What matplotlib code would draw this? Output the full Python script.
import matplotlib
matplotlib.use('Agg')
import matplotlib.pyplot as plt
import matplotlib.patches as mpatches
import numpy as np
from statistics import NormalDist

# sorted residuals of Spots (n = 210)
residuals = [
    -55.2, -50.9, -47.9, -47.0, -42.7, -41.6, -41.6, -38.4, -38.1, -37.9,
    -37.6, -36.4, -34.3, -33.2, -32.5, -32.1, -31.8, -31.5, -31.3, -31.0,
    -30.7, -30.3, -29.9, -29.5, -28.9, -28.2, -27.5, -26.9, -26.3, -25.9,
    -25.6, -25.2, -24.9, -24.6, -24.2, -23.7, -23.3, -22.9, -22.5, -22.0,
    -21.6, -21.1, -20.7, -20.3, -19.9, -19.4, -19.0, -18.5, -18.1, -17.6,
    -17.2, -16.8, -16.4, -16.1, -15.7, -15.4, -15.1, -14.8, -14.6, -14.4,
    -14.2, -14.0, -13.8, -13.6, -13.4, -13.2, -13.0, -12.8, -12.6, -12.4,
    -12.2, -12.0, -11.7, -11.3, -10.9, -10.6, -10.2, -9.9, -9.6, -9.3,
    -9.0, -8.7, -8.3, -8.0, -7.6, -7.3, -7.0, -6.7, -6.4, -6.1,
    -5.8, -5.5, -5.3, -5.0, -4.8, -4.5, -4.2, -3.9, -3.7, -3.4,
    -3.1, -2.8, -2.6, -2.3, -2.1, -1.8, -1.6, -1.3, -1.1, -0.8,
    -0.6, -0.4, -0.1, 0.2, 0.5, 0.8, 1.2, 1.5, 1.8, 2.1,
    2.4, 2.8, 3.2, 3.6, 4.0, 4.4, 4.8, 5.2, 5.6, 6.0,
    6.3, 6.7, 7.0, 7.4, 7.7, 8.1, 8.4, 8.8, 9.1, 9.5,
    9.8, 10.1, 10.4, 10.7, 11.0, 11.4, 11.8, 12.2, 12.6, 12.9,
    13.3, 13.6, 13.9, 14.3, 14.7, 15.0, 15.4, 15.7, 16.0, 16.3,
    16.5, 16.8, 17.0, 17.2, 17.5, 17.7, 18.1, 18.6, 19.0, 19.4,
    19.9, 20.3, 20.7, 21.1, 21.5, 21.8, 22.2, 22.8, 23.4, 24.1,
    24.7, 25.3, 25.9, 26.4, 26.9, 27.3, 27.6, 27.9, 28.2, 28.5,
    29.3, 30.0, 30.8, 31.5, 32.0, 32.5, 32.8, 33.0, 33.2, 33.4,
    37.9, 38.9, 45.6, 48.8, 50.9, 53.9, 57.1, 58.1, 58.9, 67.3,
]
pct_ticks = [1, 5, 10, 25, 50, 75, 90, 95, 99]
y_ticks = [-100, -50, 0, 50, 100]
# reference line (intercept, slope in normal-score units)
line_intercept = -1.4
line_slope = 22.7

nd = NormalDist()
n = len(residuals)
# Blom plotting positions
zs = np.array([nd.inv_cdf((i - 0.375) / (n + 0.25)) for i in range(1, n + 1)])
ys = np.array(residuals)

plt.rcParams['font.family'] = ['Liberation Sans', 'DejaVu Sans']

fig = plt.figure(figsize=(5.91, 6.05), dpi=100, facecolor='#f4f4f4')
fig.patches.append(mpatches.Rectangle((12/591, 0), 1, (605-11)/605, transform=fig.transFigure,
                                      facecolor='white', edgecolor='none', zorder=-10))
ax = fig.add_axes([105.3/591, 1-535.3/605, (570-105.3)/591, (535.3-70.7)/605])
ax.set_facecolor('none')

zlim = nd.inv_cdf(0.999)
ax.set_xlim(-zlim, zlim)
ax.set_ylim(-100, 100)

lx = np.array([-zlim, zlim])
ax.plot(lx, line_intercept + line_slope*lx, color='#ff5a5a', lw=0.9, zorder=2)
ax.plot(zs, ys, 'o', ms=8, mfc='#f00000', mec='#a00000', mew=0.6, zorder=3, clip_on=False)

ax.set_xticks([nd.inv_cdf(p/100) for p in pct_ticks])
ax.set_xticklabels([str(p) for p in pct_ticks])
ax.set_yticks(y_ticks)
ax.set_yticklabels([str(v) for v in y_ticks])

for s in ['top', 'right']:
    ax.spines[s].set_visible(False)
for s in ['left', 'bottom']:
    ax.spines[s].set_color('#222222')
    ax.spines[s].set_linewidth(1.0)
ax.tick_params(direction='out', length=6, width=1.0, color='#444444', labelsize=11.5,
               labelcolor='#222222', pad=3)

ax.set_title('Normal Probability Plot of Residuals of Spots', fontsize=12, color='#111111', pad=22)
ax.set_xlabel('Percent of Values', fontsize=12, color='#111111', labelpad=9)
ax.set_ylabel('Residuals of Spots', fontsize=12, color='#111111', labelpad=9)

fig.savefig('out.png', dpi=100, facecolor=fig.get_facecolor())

* * *

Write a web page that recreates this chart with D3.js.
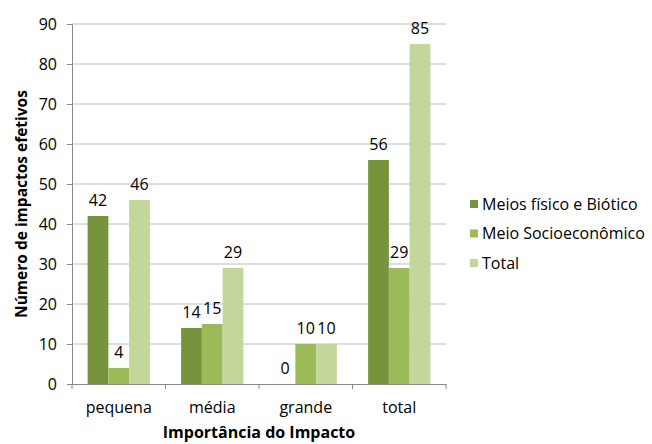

==

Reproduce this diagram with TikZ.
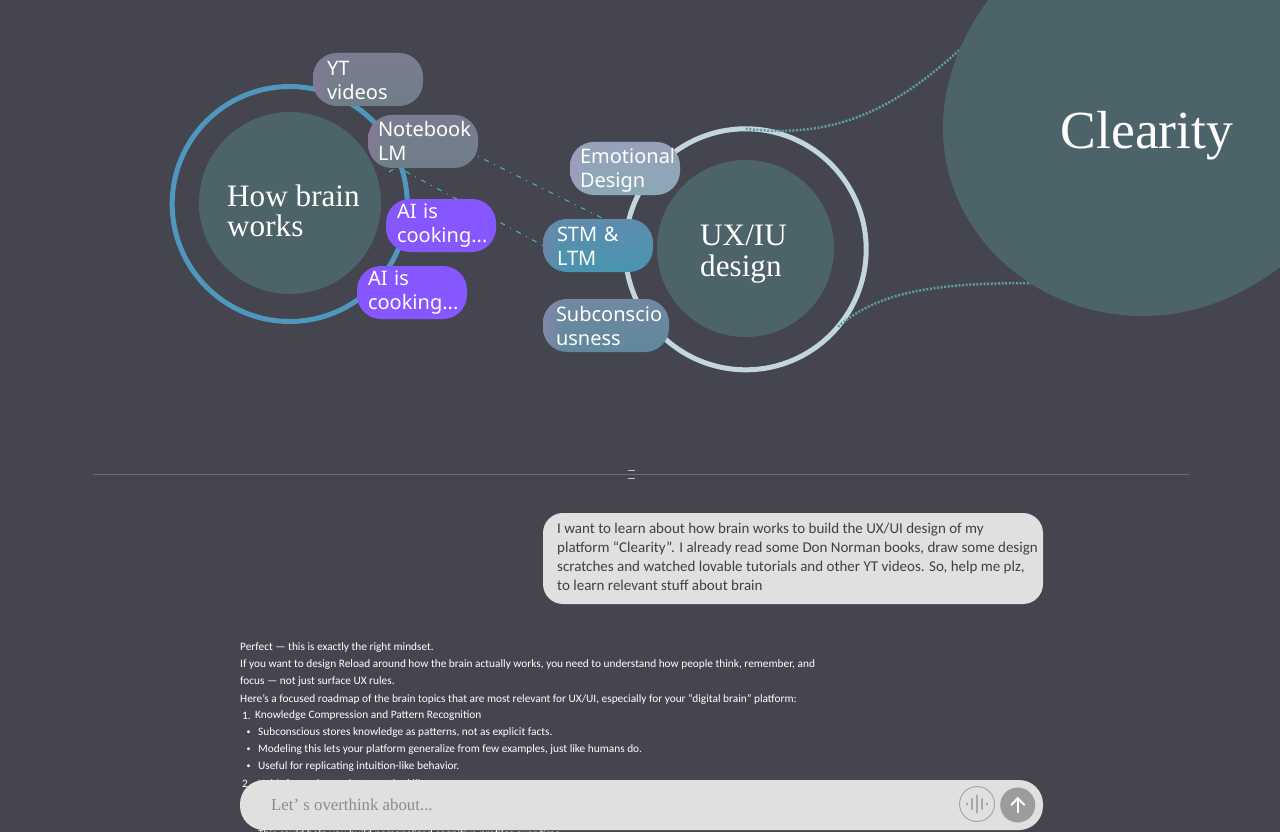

> [WHAT YOU WILL DO] Above is a listing; print exactly its lines from the one with "What matplotlib code" through the one with "from statistics import NormalDist", and no other lines.

> [EXERCISE RESPONSE]
What matplotlib code would draw this? Output the full Python script.
import matplotlib
matplotlib.use('Agg')
import matplotlib.pyplot as plt
import matplotlib.patches as mpatches
import numpy as np
from statistics import NormalDist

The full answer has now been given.